Mais c’est selon moi (et selon le Robert) un sens bien particulier du substantif, réservé à un domaine bien spécifique. Et c’est un sens qui met plutôt l’accent sur le caractère « brut » de ce dont on parle, en évoquant l’idée de données, d’informations de départ pour l’analyse — alors que, dans le sens que les pédagogues francophones donnent fautivement au substantif en français, ce n’est pas de telles données brutes dont il s’agit quand on parle abusivement de *matériel pédagogique, mais bel et bien de documents issus d’un travail de préparation, qui sont tout sauf bruts.

Il faut cesser, quand on utilise les dictionnaires, de profiter de l’excuse qu’un terme a un sens se rapprochant (plus ou moins) de l’anglais dans un domaine pointu et spécialisé pour justifier l’anglicisme dans la langue courante, où il n’a pas lieu d’être et ne peut être défendu.

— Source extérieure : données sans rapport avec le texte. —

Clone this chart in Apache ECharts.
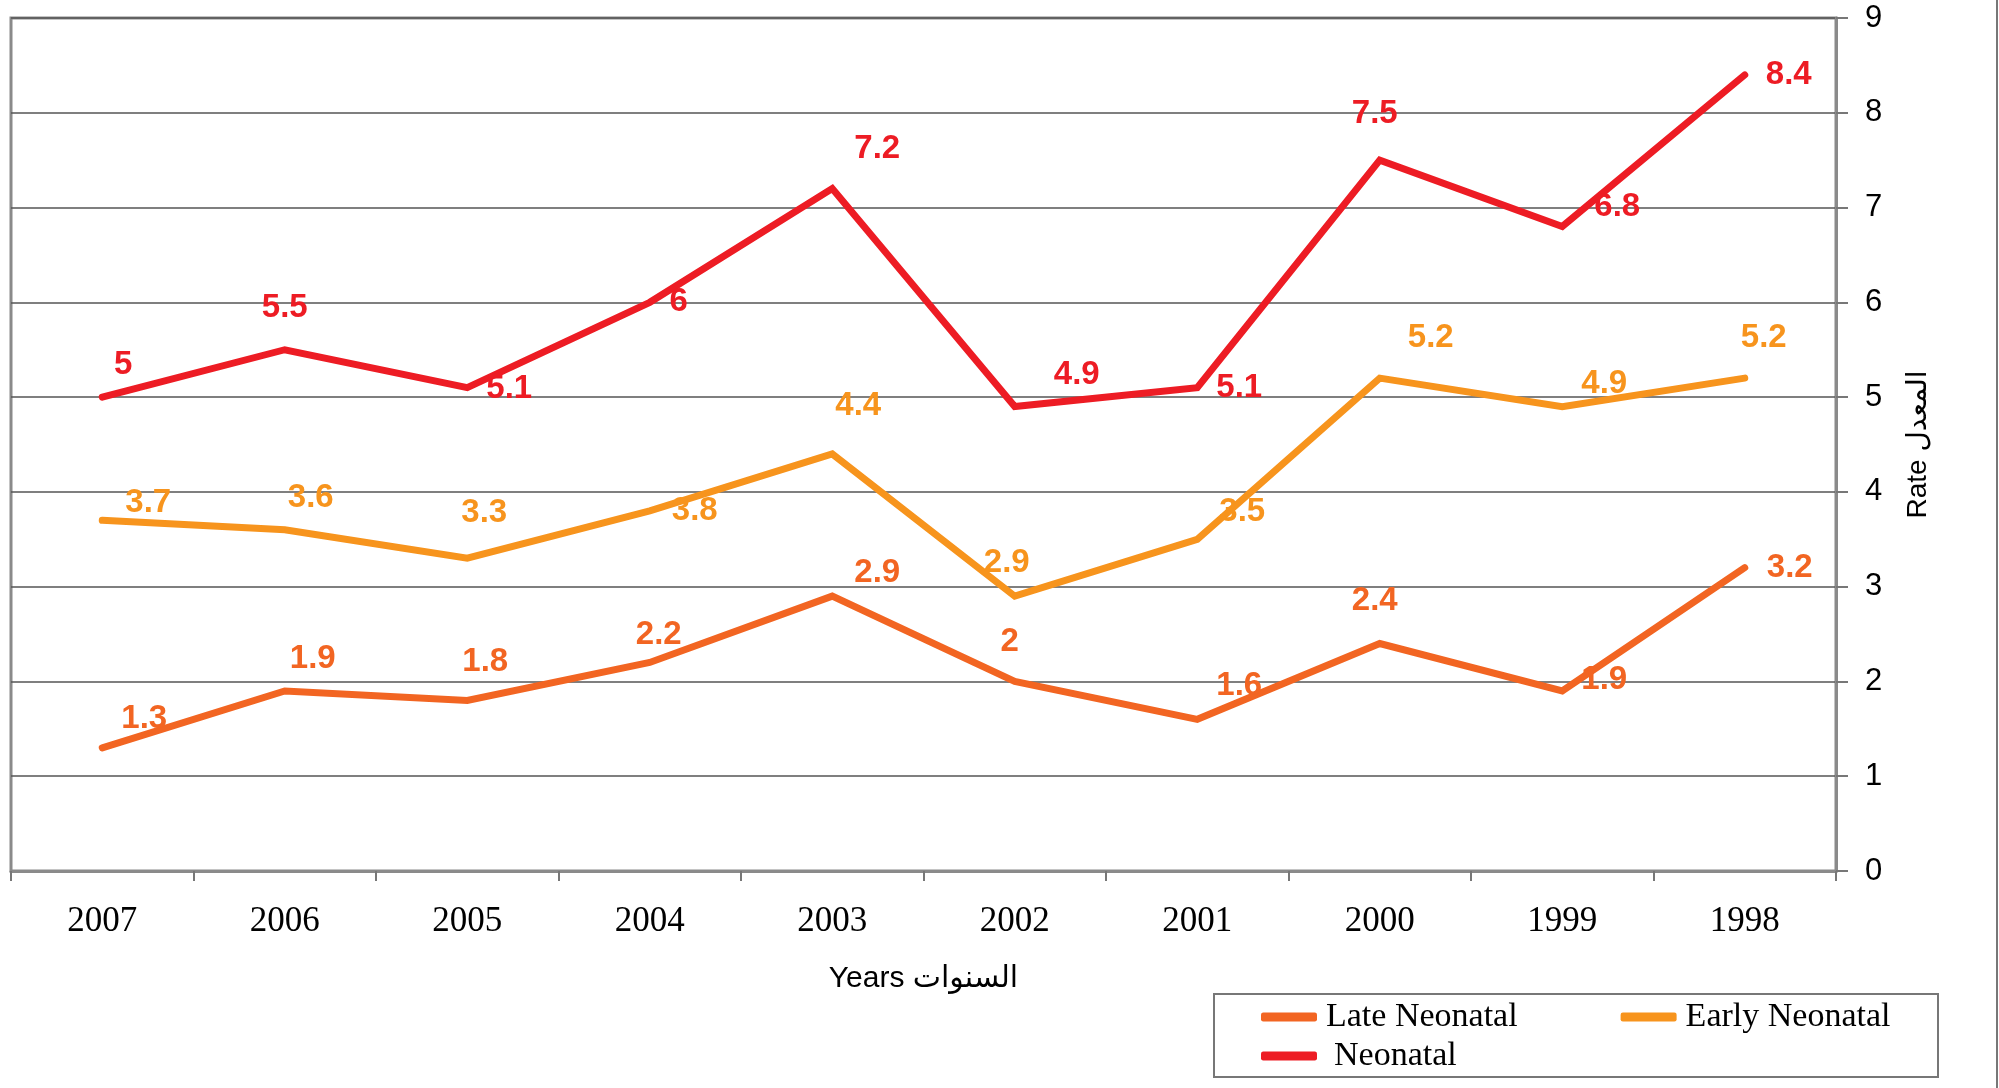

Les abréviations qu’un dictionnaire comme le Robert insère au début du sens d’un mot, avant la définition, sont d’une importance cruciale. Elles circonscrivent son emploi et éliminent la possibilité d’utiliser le mot dans ce sens dans d’autres domaines que celui qui est indiqué.

On me dira, pour finir, que la langue évolue et qu’il peut y avoir des glissements de sens, des généralisations par extension, etc. Cela va de soi et je n’ai jamais dit le contraire. Mais ces glissements se font normalement de façon naturelle et intrinsèque et non sous l’influence exclusive (dans une région géographique ou un domaine spécifique) d’une langue étrangère. Je ne vois rien dans l’évolution normale de la langue française telle qu’elle est utilisée par la majorité des francophones qui justifie l’extension du sens du substantif matériel qu’essayent d’imposer certains pédagogues ou autres spécialistes de l’éducation, sous l’influence évidente de l’anglais.